Several mishaps have occurred as well. We’ll call them learning experiences. Smith recalls a time when his dad dropped the rear axle in the exhaust pipe before going out for the main race. Another time, the bolt of his oil filter on his 450 stripped out so they couldn’t line up at the very first AFT Daytona TT. “But, my worst memory of all was my big crash at Dixie in 2018. You crash all the time in this sport. But that was my scariest one.”
After the 2019 season with Richie Morris Racing, Smith’s 2020 privateer season was abbreviated, with only two race starts. “In places like Springfield, where only the Super Twins class and the Production Twins class run, you are able to ride the production class for those two races. Which allowed me to make my focus on the Twin class for those days. It takes a lot mentally and physically to run the Singles class and Production Twins class all in one day. So we focused mainly on the Singles class as it was my last year in that class.”
Since that time, Smith has been training for this upcoming season. His regimen includes cycling, running, cardio, etc. “Fast is when someone can maintain their peak speed for the whole duration of the race. Quick is when someone can get out front and only be fast for half or even maybe just a few laps. You can be one or the other when it comes to being fast or quick. Everyone has their days on the track. With my cardio plan, I’ve been working on the endurance to stick to being fast and out front, consistently.”
On the verge of the 2021 AFT season opener, the Daytona TT, Smith is going all-in with the throttle pinned and his elbow high.
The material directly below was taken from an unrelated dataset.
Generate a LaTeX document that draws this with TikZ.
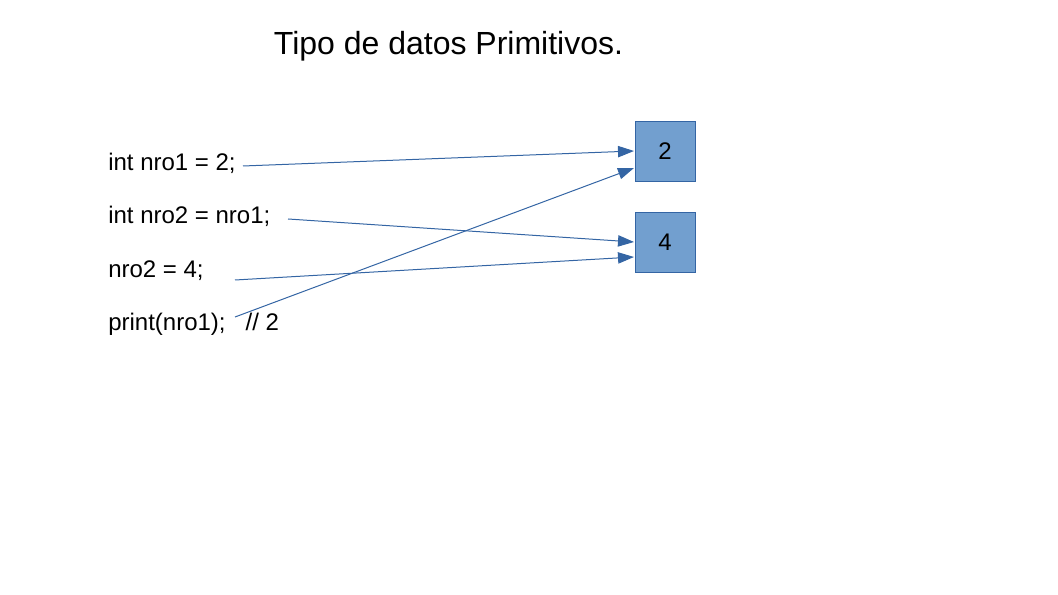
\documentclass[tikz,border=0pt]{standalone}
\usepackage{fontspec}
\setmainfont{Liberation Sans}
\usetikzlibrary{arrows.meta}
\definecolor{lineblue}{HTML}{3465A4}
\definecolor{boxblue}{HTML}{729FCF}
\tikzset{
  codetext/.style={anchor=base west, inner sep=0pt, font=\fontsize{18}{21}\selectfont},
  valbox/.style={draw=lineblue, fill=boxblue, line width=0.75pt, minimum width=45pt, minimum height=45pt, inner sep=0pt, font=\fontsize{18}{21}\selectfont},
  ptr/.style={draw=lineblue, line width=0.75pt, -{Triangle[length=12pt,width=8.5pt]}, shorten >=0pt}
}
\begin{document}
\begin{tikzpicture}[x=0.75pt,y=-0.75pt]
\useasboundingbox (0,0) rectangle (1058,595);
\node[anchor=base, inner sep=0pt, font=\fontsize{24}{28}\selectfont] (title) at (448.5,55) {Tipo de datos Primitivos.};
\node[codetext] (l1) at (108,171) {int nro1 = 2;};
\node[codetext] (l2) at (108,224) {int nro2 = nro1;};
\node[codetext] (l3) at (108,278) {nro2 = 4;};
\node[codetext] (l4) at (108,331) {print(nro1);\hspace{15pt}// 2};
\node[valbox] (b1) at (665,151.5) {2};
\node[valbox] (b2) at (665,242.5) {4};
\coordinate (s1) at (243,166);
\coordinate (s2) at (288,219);
\coordinate (s3) at (235,280);
\coordinate (s4) at (235,317);
\coordinate (e1) at (634,151);
\coordinate (e2) at (634,242);
\coordinate (e3) at (634,257);
\coordinate (e4) at (634,168);
\draw[ptr] (s1) -- (e1);
\draw[ptr] (s2) -- (e2);
\draw[ptr] (s3) -- (e3);
\draw[ptr] (s4) -- (e4);
\end{tikzpicture}
\end{document}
His interests are rooted deeper than just making his name a household brand. His goal is to broaden the horizon and exposure to flat track racing. And, in turn, how the sport is perceived and received by the masses.
In moments of adversity, Smith processes, “I often think it could be easier to just quit. But then I remember how close I am to achieving my goals.” He concludes, “I’m so close to being the first African American to win an AFT National Event. Why would I stop now when I’m so close?”
Diversity works both ways. Cameron Smith, American Flat Tracker #44, is qualified and striving to bridge the gap.